Requirement: Output all records precisely as written.

Input rows:
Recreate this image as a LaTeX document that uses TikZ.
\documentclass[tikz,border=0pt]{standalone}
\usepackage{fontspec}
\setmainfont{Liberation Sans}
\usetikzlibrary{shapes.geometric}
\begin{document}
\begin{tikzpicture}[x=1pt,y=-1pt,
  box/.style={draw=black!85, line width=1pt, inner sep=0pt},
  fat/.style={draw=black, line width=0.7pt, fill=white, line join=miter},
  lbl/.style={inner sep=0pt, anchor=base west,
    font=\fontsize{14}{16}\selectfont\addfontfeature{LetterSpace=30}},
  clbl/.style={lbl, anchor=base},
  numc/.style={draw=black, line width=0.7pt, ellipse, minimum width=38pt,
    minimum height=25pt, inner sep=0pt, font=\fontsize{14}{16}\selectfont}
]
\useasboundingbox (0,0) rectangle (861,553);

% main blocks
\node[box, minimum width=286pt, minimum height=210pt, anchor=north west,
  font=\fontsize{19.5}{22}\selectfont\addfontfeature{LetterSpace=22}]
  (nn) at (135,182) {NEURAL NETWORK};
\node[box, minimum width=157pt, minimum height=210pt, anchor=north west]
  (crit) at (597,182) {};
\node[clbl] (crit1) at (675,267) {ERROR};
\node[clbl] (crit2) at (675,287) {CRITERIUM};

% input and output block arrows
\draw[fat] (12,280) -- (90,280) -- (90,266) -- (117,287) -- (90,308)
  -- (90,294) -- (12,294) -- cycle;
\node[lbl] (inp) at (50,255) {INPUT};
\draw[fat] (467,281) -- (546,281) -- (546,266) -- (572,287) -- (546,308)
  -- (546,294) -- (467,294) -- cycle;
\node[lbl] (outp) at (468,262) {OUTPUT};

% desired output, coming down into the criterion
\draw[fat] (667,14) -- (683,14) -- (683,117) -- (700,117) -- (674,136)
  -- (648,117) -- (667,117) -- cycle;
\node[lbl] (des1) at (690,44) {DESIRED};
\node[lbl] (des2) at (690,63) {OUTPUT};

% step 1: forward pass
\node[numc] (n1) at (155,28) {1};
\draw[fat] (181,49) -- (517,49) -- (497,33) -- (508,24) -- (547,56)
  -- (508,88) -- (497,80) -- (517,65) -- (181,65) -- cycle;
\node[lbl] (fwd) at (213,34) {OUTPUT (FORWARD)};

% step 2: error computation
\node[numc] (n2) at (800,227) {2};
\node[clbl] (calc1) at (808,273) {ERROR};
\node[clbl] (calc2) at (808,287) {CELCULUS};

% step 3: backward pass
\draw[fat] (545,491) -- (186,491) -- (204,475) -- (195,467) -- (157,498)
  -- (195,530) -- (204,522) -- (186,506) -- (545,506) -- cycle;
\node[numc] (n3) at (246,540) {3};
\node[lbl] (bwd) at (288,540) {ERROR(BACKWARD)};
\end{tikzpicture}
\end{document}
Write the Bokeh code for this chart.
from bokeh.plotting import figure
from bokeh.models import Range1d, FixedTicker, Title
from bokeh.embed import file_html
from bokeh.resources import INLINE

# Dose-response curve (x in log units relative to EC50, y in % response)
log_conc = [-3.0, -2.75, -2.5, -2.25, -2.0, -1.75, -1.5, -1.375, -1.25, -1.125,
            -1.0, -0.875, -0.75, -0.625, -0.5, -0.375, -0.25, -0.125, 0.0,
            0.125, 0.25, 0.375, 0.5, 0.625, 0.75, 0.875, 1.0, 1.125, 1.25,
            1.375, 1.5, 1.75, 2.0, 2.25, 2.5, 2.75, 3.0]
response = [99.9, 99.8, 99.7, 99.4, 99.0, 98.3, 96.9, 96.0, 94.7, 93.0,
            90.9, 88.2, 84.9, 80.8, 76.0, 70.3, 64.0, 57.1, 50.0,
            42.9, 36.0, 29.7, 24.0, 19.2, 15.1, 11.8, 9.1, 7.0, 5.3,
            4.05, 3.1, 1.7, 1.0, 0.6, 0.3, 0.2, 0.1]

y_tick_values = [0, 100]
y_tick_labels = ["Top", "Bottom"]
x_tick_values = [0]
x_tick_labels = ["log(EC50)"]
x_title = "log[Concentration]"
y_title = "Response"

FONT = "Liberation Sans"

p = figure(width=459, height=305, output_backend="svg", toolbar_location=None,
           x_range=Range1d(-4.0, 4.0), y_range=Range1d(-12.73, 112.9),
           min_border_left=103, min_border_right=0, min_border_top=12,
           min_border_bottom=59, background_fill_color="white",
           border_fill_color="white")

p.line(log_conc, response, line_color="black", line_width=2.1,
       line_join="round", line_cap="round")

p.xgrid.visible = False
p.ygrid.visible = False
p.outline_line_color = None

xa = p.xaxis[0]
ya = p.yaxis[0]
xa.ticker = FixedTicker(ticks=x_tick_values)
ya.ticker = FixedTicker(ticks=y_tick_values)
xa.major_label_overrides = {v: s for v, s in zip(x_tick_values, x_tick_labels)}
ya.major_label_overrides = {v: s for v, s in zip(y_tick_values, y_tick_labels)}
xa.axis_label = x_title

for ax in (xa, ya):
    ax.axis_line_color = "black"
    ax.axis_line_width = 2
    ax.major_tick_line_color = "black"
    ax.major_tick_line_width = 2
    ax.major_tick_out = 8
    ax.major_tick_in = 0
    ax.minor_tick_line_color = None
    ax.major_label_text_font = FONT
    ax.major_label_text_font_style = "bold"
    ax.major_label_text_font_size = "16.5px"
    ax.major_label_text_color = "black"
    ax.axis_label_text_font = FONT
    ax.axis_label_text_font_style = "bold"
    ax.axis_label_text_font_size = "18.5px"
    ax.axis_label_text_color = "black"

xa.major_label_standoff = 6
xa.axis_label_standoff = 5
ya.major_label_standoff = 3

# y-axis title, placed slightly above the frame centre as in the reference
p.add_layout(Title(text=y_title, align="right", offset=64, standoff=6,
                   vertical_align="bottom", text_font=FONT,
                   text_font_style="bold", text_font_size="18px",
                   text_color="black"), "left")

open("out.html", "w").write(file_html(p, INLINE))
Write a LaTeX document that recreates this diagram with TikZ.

Worked answer:
Recreate this image as a LaTeX document that uses TikZ.
\documentclass[tikz,border=0pt]{standalone}
\usepackage{fontspec}
\setmainfont{Liberation Sans}
\usetikzlibrary{shapes.geometric}
\begin{document}
\begin{tikzpicture}[x=1pt,y=-1pt,
  box/.style={draw=black!85, line width=1pt, inner sep=0pt},
  fat/.style={draw=black, line width=0.7pt, fill=white, line join=miter},
  lbl/.style={inner sep=0pt, anchor=base west,
    font=\fontsize{14}{16}\selectfont\addfontfeature{LetterSpace=30}},
  clbl/.style={lbl, anchor=base},
  numc/.style={draw=black, line width=0.7pt, ellipse, minimum width=38pt,
    minimum height=25pt, inner sep=0pt, font=\fontsize{14}{16}\selectfont}
]
\useasboundingbox (0,0) rectangle (861,553);

% main blocks
\node[box, minimum width=286pt, minimum height=210pt, anchor=north west,
  font=\fontsize{19.5}{22}\selectfont\addfontfeature{LetterSpace=22}]
  (nn) at (135,182) {NEURAL NETWORK};
\node[box, minimum width=157pt, minimum height=210pt, anchor=north west]
  (crit) at (597,182) {};
\node[clbl] (crit1) at (675,267) {ERROR};
\node[clbl] (crit2) at (675,287) {CRITERIUM};

% input and output block arrows
\draw[fat] (12,280) -- (90,280) -- (90,266) -- (117,287) -- (90,308)
  -- (90,294) -- (12,294) -- cycle;
\node[lbl] (inp) at (50,255) {INPUT};
\draw[fat] (467,281) -- (546,281) -- (546,266) -- (572,287) -- (546,308)
  -- (546,294) -- (467,294) -- cycle;
\node[lbl] (outp) at (468,262) {OUTPUT};

% desired output, coming down into the criterion
\draw[fat] (667,14) -- (683,14) -- (683,117) -- (700,117) -- (674,136)
  -- (648,117) -- (667,117) -- cycle;
\node[lbl] (des1) at (690,44) {DESIRED};
\node[lbl] (des2) at (690,63) {OUTPUT};

% step 1: forward pass
\node[numc] (n1) at (155,28) {1};
\draw[fat] (181,49) -- (517,49) -- (497,33) -- (508,24) -- (547,56)
  -- (508,88) -- (497,80) -- (517,65) -- (181,65) -- cycle;
\node[lbl] (fwd) at (213,34) {OUTPUT (FORWARD)};

% step 2: error computation
\node[numc] (n2) at (800,227) {2};
\node[clbl] (calc1) at (808,273) {ERROR};
\node[clbl] (calc2) at (808,287) {CELCULUS};

% step 3: backward pass
\draw[fat] (545,491) -- (186,491) -- (204,475) -- (195,467) -- (157,498)
  -- (195,530) -- (204,522) -- (186,506) -- (545,506) -- cycle;
\node[numc] (n3) at (246,540) {3};
\node[lbl] (bwd) at (288,540) {ERROR(BACKWARD)};
\end{tikzpicture}
\end{document}
Write the Bokeh code for this chart.
from bokeh.plotting import figure
from bokeh.models import Range1d, FixedTicker, Title
from bokeh.embed import file_html
from bokeh.resources import INLINE

# Dose-response curve (x in log units relative to EC50, y in % response)
log_conc = [-3.0, -2.75, -2.5, -2.25, -2.0, -1.75, -1.5, -1.375, -1.25, -1.125,
            -1.0, -0.875, -0.75, -0.625, -0.5, -0.375, -0.25, -0.125, 0.0,
            0.125, 0.25, 0.375, 0.5, 0.625, 0.75, 0.875, 1.0, 1.125, 1.25,
            1.375, 1.5, 1.75, 2.0, 2.25, 2.5, 2.75, 3.0]
response = [99.9, 99.8, 99.7, 99.4, 99.0, 98.3, 96.9, 96.0, 94.7, 93.0,
            90.9, 88.2, 84.9, 80.8, 76.0, 70.3, 64.0, 57.1, 50.0,
            42.9, 36.0, 29.7, 24.0, 19.2, 15.1, 11.8, 9.1, 7.0, 5.3,
            4.05, 3.1, 1.7, 1.0, 0.6, 0.3, 0.2, 0.1]

y_tick_values = [0, 100]
y_tick_labels = ["Top", "Bottom"]
x_tick_values = [0]
x_tick_labels = ["log(EC50)"]
x_title = "log[Concentration]"
y_title = "Response"

FONT = "Liberation Sans"

p = figure(width=459, height=305, output_backend="svg", toolbar_location=None,
           x_range=Range1d(-4.0, 4.0), y_range=Range1d(-12.73, 112.9),
           min_border_left=103, min_border_right=0, min_border_top=12,
           min_border_bottom=59, background_fill_color="white",
           border_fill_color="white")

p.line(log_conc, response, line_color="black", line_width=2.1,
       line_join="round", line_cap="round")

p.xgrid.visible = False
p.ygrid.visible = False
p.outline_line_color = None

xa = p.xaxis[0]
ya = p.yaxis[0]
xa.ticker = FixedTicker(ticks=x_tick_values)
ya.ticker = FixedTicker(ticks=y_tick_values)
xa.major_label_overrides = {v: s for v, s in zip(x_tick_values, x_tick_labels)}
ya.major_label_overrides = {v: s for v, s in zip(y_tick_values, y_tick_labels)}
xa.axis_label = x_title

for ax in (xa, ya):
    ax.axis_line_color = "black"
    ax.axis_line_width = 2
    ax.major_tick_line_color = "black"
    ax.major_tick_line_width = 2
    ax.major_tick_out = 8
    ax.major_tick_in = 0
    ax.minor_tick_line_color = None
    ax.major_label_text_font = FONT
    ax.major_label_text_font_style = "bold"
    ax.major_label_text_font_size = "16.5px"
    ax.major_label_text_color = "black"
    ax.axis_label_text_font = FONT
    ax.axis_label_text_font_style = "bold"
    ax.axis_label_text_font_size = "18.5px"
    ax.axis_label_text_color = "black"

xa.major_label_standoff = 6
xa.axis_label_standoff = 5
ya.major_label_standoff = 3

# y-axis title, placed slightly above the frame centre as in the reference
p.add_layout(Title(text=y_title, align="right", offset=64, standoff=6,
                   vertical_align="bottom", text_font=FONT,
                   text_font_style="bold", text_font_size="18px",
                   text_color="black"), "left")

open("out.html", "w").write(file_html(p, INLINE))
Write a LaTeX document that recreates this diagram with TikZ.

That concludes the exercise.